▸ What is required
Extract the whole listing as it stands. Do not include the pictures.
* * *
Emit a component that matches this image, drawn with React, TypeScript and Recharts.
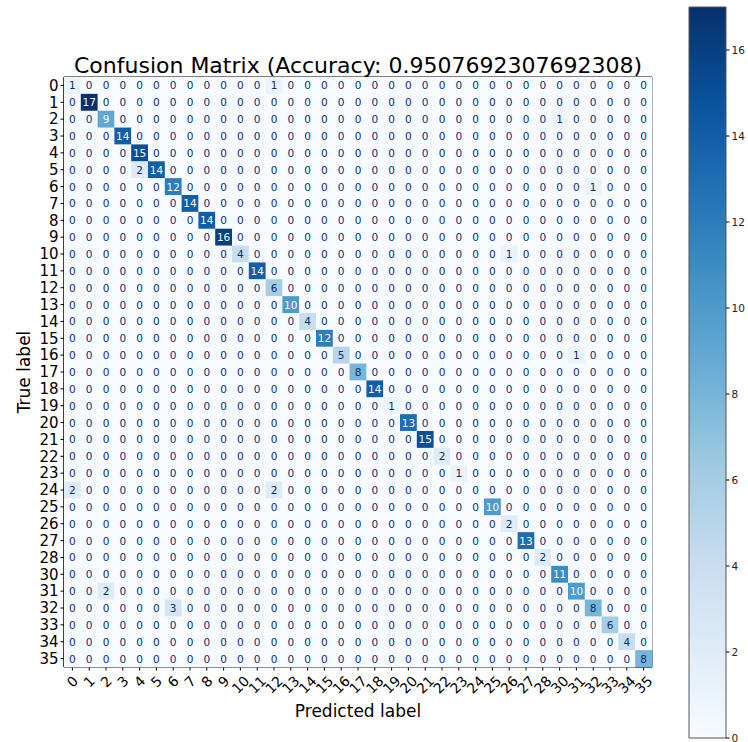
import { ScatterChart, Scatter, XAxis, YAxis, ReferenceArea, BarChart, Bar } from "recharts";

const LABELS = [
  "0", "1", "2", "3", "4", "5", "6", "7", "8", "9", "10", "11", "12", "13", "14", "15", "16", "17",
  "18", "19", "20", "21", "22", "23", "24", "25", "26", "27", "28", "30", "31", "32", "33", "34", "35",
];
// correct predictions, one per true label (same order as LABELS)
const DIAGONAL = [
  1, 17, 9, 14, 15, 14, 12, 14, 14, 16, 4, 14, 6, 10, 4, 12, 5, 8,
  14, 1, 13, 15, 2, 1, 0, 10, 2, 13, 2, 11, 10, 8, 6, 4, 8,
];
// mistakes: [true label, predicted label, count]
const MISSES: [string, string, number][] = [
  ["0", "12", 1],
  ["2", "30", 1],
  ["5", "4", 2],
  ["6", "32", 1],
  ["10", "26", 1],
  ["16", "31", 1],
  ["24", "0", 2],
  ["24", "12", 2],
  ["31", "2", 2],
  ["32", "6", 3],
];
const COLORBAR_TICKS = [0, 2, 4, 6, 8, 10, 12, 14, 16];
const ACCURACY = "0.9507692307692308";

// matplotlib "Blues"
const BLUES = ["#f7fbff", "#deebf7", "#c6dbef", "#9ecae1", "#6baed6", "#4292c6", "#2171b5", "#08519c", "#08306b"];

const FONT = "DejaVu Sans, sans-serif";
const N = LABELS.length;
const PLOT = { left: 64, top: 77, right: 652, bottom: 667 };
const CELL_W = (PLOT.right - PLOT.left) / N;
const CELL_H = (PLOT.bottom - PLOT.top) / N;

const cells = LABELS.flatMap((t, i) =>
  LABELS.map((p, j) => {
    const miss = MISSES.find((m) => m[0] === t && m[1] === p);
    return { x: j, y: i, value: i === j ? DIAGONAL[i] : miss ? miss[2] : 0 };
  })
);
const VMAX = Math.max(...cells.map((c) => c.value));

function hex(c: string) {
  return [1, 3, 5].map((k) => parseInt(c.slice(k, k + 2), 16));
}

function blues(t: number) {
  const s = Math.max(0, Math.min(1, t)) * (BLUES.length - 1);
  const i = Math.min(Math.floor(s), BLUES.length - 2);
  const f = s - i;
  const a = hex(BLUES[i]);
  const b = hex(BLUES[i + 1]);
  const rgb = a.map((v, k) => Math.round(v + (b[k] - v) * f));
  return `rgb(${rgb.join(",")})`;
}

function CellShape(props: any) {
  const { cx, cy, payload } = props;
  const v = payload.value;
  return (
    <g>
      <rect
        x={cx - CELL_W / 2}
        y={cy - CELL_H / 2}
        width={CELL_W + 0.4}
        height={CELL_H + 0.4}
        fill={blues(v / VMAX)}
      />
      <text
        x={cx}
        y={cy}
        textAnchor="middle"
        dominantBaseline="central"
        fontSize={10.5}
        fontFamily={FONT}
        fill={v > VMAX / 2 ? "#f7fbff" : "#08306b"}
      >
        {v}
      </text>
    </g>
  );
}

function XTick(props: any) {
  const { x, y, payload } = props;
  const label = LABELS[payload.value] ?? "";
  const fs = 14;
  const d = (label.length * 0.636 * fs + fs) / (2 * Math.SQRT2);
  return (
    <text
      transform={`translate(${x},${y + d + 1}) rotate(-45)`}
      textAnchor="middle"
      dominantBaseline="central"
      fontSize={fs}
      fontFamily={FONT}
      fill="#000"
    >
      {label}
    </text>
  );
}

const idxTicks = LABELS.map((_, i) => i);

export default function App() {
  return (
    <div style={{ position: "absolute", left: 0, top: 0, width: 748, height: 742, background: "#fff" }}>
      <div style={{ position: "absolute", left: 0, top: 0 }}>
        <ScatterChart
          width={680}
          height={742}
          margin={{ top: PLOT.top, left: PLOT.left - 44, right: 680 - PLOT.right, bottom: 742 - PLOT.bottom - 45 }}
        >
          <XAxis
            type="number"
            dataKey="x"
            domain={[-0.5, N - 0.5]}
            ticks={idxTicks}
            interval={0}
            height={45}
            tickSize={3.5}
            tickMargin={2}
            tick={<XTick />}
            axisLine={{ stroke: "#000" }}
            tickLine={{ stroke: "#000" }}
          />
          <YAxis
            type="number"
            dataKey="y"
            domain={[-0.5, N - 0.5]}
            reversed
            ticks={idxTicks}
            interval={0}
            width={44}
            tickSize={3.5}
            tickMargin={2}
            tickFormatter={(v: number) => LABELS[v] ?? ""}
            tick={{ fontSize: 15, fontFamily: FONT, fill: "#000" }}
            axisLine={{ stroke: "#000" }}
            tickLine={{ stroke: "#000" }}
          />
          <Scatter data={cells} shape={<CellShape />} isAnimationActive={false} />
          <ReferenceArea
            x1={-0.5}
            x2={N - 0.5}
            y1={-0.5}
            y2={N - 0.5}
            fill="none"
            stroke="#000"
            strokeWidth={1}
            ifOverflow="visible"
          />
        </ScatterChart>
      </div>

      <div style={{ position: "absolute", left: 680, top: 0 }}>
        <BarChart
          width={68}
          height={742}
          data={[{ name: "cb", v: VMAX }]}
          margin={{ top: 7, bottom: 4, left: 9, right: 0 }}
          barCategoryGap={0}
          style={{ overflow: "visible" }}
        >
          <defs>
            <linearGradient id="bluesGrad" x1="0" y1="1" x2="0" y2="0">
              {BLUES.map((c, i) => (
                <stop key={c} offset={i / (BLUES.length - 1)} stopColor={c} />
              ))}
            </linearGradient>
          </defs>
          <XAxis dataKey="name" hide height={0} />
          <YAxis
            orientation="right"
            domain={[0, VMAX]}
            ticks={COLORBAR_TICKS}
            interval={0}
            width={22}
            tickSize={3.5}
            tickMargin={2}
            axisLine={false}
            tickLine={{ stroke: "#000" }}
            tick={{ fontSize: 10.5, fontFamily: FONT, fill: "#222" }}
          />
          <Bar dataKey="v" fill="url(#bluesGrad)" stroke="#555" strokeWidth={1} isAnimationActive={false} />
        </BarChart>
      </div>

      <svg
        width={748}
        height={742}
        style={{ position: "absolute", left: 0, top: 0, pointerEvents: "none" }}
      >
        <text x={358} y={73} textAnchor="middle" fontSize={22} fontFamily={FONT} fill="#000">
          {`Confusion Matrix (Accuracy: ${ACCURACY})`}
        </text>
        <text x={358} y={717} textAnchor="middle" fontSize={17} fontFamily={FONT} fill="#000">
          Predicted label
        </text>
        <text
          transform="translate(30,372) rotate(-90)"
          textAnchor="middle"
          fontSize={17}
          fontFamily={FONT}
          fill="#000"
        >
          True label
        </text>
      </svg>
    </div>
  );
}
* * *
▸ Task answer
Emit a component that matches this image, drawn with React, TypeScript and Recharts.
import { ScatterChart, Scatter, XAxis, YAxis, ReferenceArea, BarChart, Bar } from "recharts";

const LABELS = [
  "0", "1", "2", "3", "4", "5", "6", "7", "8", "9", "10", "11", "12", "13", "14", "15", "16", "17",
  "18", "19", "20", "21", "22", "23", "24", "25", "26", "27", "28", "30", "31", "32", "33", "34", "35",
];
// correct predictions, one per true label (same order as LABELS)
const DIAGONAL = [
  1, 17, 9, 14, 15, 14, 12, 14, 14, 16, 4, 14, 6, 10, 4, 12, 5, 8,
  14, 1, 13, 15, 2, 1, 0, 10, 2, 13, 2, 11, 10, 8, 6, 4, 8,
];
// mistakes: [true label, predicted label, count]
const MISSES: [string, string, number][] = [
  ["0", "12", 1],
  ["2", "30", 1],
  ["5", "4", 2],
  ["6", "32", 1],
  ["10", "26", 1],
  ["16", "31", 1],
  ["24", "0", 2],
  ["24", "12", 2],
  ["31", "2", 2],
  ["32", "6", 3],
];
const COLORBAR_TICKS = [0, 2, 4, 6, 8, 10, 12, 14, 16];
const ACCURACY = "0.9507692307692308";

// matplotlib "Blues"
const BLUES = ["#f7fbff", "#deebf7", "#c6dbef", "#9ecae1", "#6baed6", "#4292c6", "#2171b5", "#08519c", "#08306b"];

const FONT = "DejaVu Sans, sans-serif";
const N = LABELS.length;
const PLOT = { left: 64, top: 77, right: 652, bottom: 667 };
const CELL_W = (PLOT.right - PLOT.left) / N;
const CELL_H = (PLOT.bottom - PLOT.top) / N;

const cells = LABELS.flatMap((t, i) =>
  LABELS.map((p, j) => {
    const miss = MISSES.find((m) => m[0] === t && m[1] === p);
    return { x: j, y: i, value: i === j ? DIAGONAL[i] : miss ? miss[2] : 0 };
  })
);
const VMAX = Math.max(...cells.map((c) => c.value));

function hex(c: string) {
  return [1, 3, 5].map((k) => parseInt(c.slice(k, k + 2), 16));
}

function blues(t: number) {
  const s = Math.max(0, Math.min(1, t)) * (BLUES.length - 1);
  const i = Math.min(Math.floor(s), BLUES.length - 2);
  const f = s - i;
  const a = hex(BLUES[i]);
  const b = hex(BLUES[i + 1]);
  const rgb = a.map((v, k) => Math.round(v + (b[k] - v) * f));
  return `rgb(${rgb.join(",")})`;
}

function CellShape(props: any) {
  const { cx, cy, payload } = props;
  const v = payload.value;
  return (
    <g>
      <rect
        x={cx - CELL_W / 2}
        y={cy - CELL_H / 2}
        width={CELL_W + 0.4}
        height={CELL_H + 0.4}
        fill={blues(v / VMAX)}
      />
      <text
        x={cx}
        y={cy}
        textAnchor="middle"
        dominantBaseline="central"
        fontSize={10.5}
        fontFamily={FONT}
        fill={v > VMAX / 2 ? "#f7fbff" : "#08306b"}
      >
        {v}
      </text>
    </g>
  );
}

function XTick(props: any) {
  const { x, y, payload } = props;
  const label = LABELS[payload.value] ?? "";
  const fs = 14;
  const d = (label.length * 0.636 * fs + fs) / (2 * Math.SQRT2);
  return (
    <text
      transform={`translate(${x},${y + d + 1}) rotate(-45)`}
      textAnchor="middle"
      dominantBaseline="central"
      fontSize={fs}
      fontFamily={FONT}
      fill="#000"
    >
      {label}
    </text>
  );
}

const idxTicks = LABELS.map((_, i) => i);

export default function App() {
  return (
    <div style={{ position: "absolute", left: 0, top: 0, width: 748, height: 742, background: "#fff" }}>
      <div style={{ position: "absolute", left: 0, top: 0 }}>
        <ScatterChart
          width={680}
          height={742}
          margin={{ top: PLOT.top, left: PLOT.left - 44, right: 680 - PLOT.right, bottom: 742 - PLOT.bottom - 45 }}
        >
          <XAxis
            type="number"
            dataKey="x"
            domain={[-0.5, N - 0.5]}
            ticks={idxTicks}
            interval={0}
            height={45}
            tickSize={3.5}
            tickMargin={2}
            tick={<XTick />}
            axisLine={{ stroke: "#000" }}
            tickLine={{ stroke: "#000" }}
          />
          <YAxis
            type="number"
            dataKey="y"
            domain={[-0.5, N - 0.5]}
            reversed
            ticks={idxTicks}
            interval={0}
            width={44}
            tickSize={3.5}
            tickMargin={2}
            tickFormatter={(v: number) => LABELS[v] ?? ""}
            tick={{ fontSize: 15, fontFamily: FONT, fill: "#000" }}
            axisLine={{ stroke: "#000" }}
            tickLine={{ stroke: "#000" }}
          />
          <Scatter data={cells} shape={<CellShape />} isAnimationActive={false} />
          <ReferenceArea
            x1={-0.5}
            x2={N - 0.5}
            y1={-0.5}
            y2={N - 0.5}
            fill="none"
            stroke="#000"
            strokeWidth={1}
            ifOverflow="visible"
          />
        </ScatterChart>
      </div>

      <div style={{ position: "absolute", left: 680, top: 0 }}>
        <BarChart
          width={68}
          height={742}
          data={[{ name: "cb", v: VMAX }]}
          margin={{ top: 7, bottom: 4, left: 9, right: 0 }}
          barCategoryGap={0}
          style={{ overflow: "visible" }}
        >
          <defs>
            <linearGradient id="bluesGrad" x1="0" y1="1" x2="0" y2="0">
              {BLUES.map((c, i) => (
                <stop key={c} offset={i / (BLUES.length - 1)} stopColor={c} />
              ))}
            </linearGradient>
          </defs>
          <XAxis dataKey="name" hide height={0} />
          <YAxis
            orientation="right"
            domain={[0, VMAX]}
            ticks={COLORBAR_TICKS}
            interval={0}
            width={22}
            tickSize={3.5}
            tickMargin={2}
            axisLine={false}
            tickLine={{ stroke: "#000" }}
            tick={{ fontSize: 10.5, fontFamily: FONT, fill: "#222" }}
          />
          <Bar dataKey="v" fill="url(#bluesGrad)" stroke="#555" strokeWidth={1} isAnimationActive={false} />
        </BarChart>
      </div>

      <svg
        width={748}
        height={742}
        style={{ position: "absolute", left: 0, top: 0, pointerEvents: "none" }}
      >
        <text x={358} y={73} textAnchor="middle" fontSize={22} fontFamily={FONT} fill="#000">
          {`Confusion Matrix (Accuracy: ${ACCURACY})`}
        </text>
        <text x={358} y={717} textAnchor="middle" fontSize={17} fontFamily={FONT} fill="#000">
          Predicted label
        </text>
        <text
          transform="translate(30,372) rotate(-90)"
          textAnchor="middle"
          fontSize={17}
          fontFamily={FONT}
          fill="#000"
        >
          True label
        </text>
      </svg>
    </div>
  );
}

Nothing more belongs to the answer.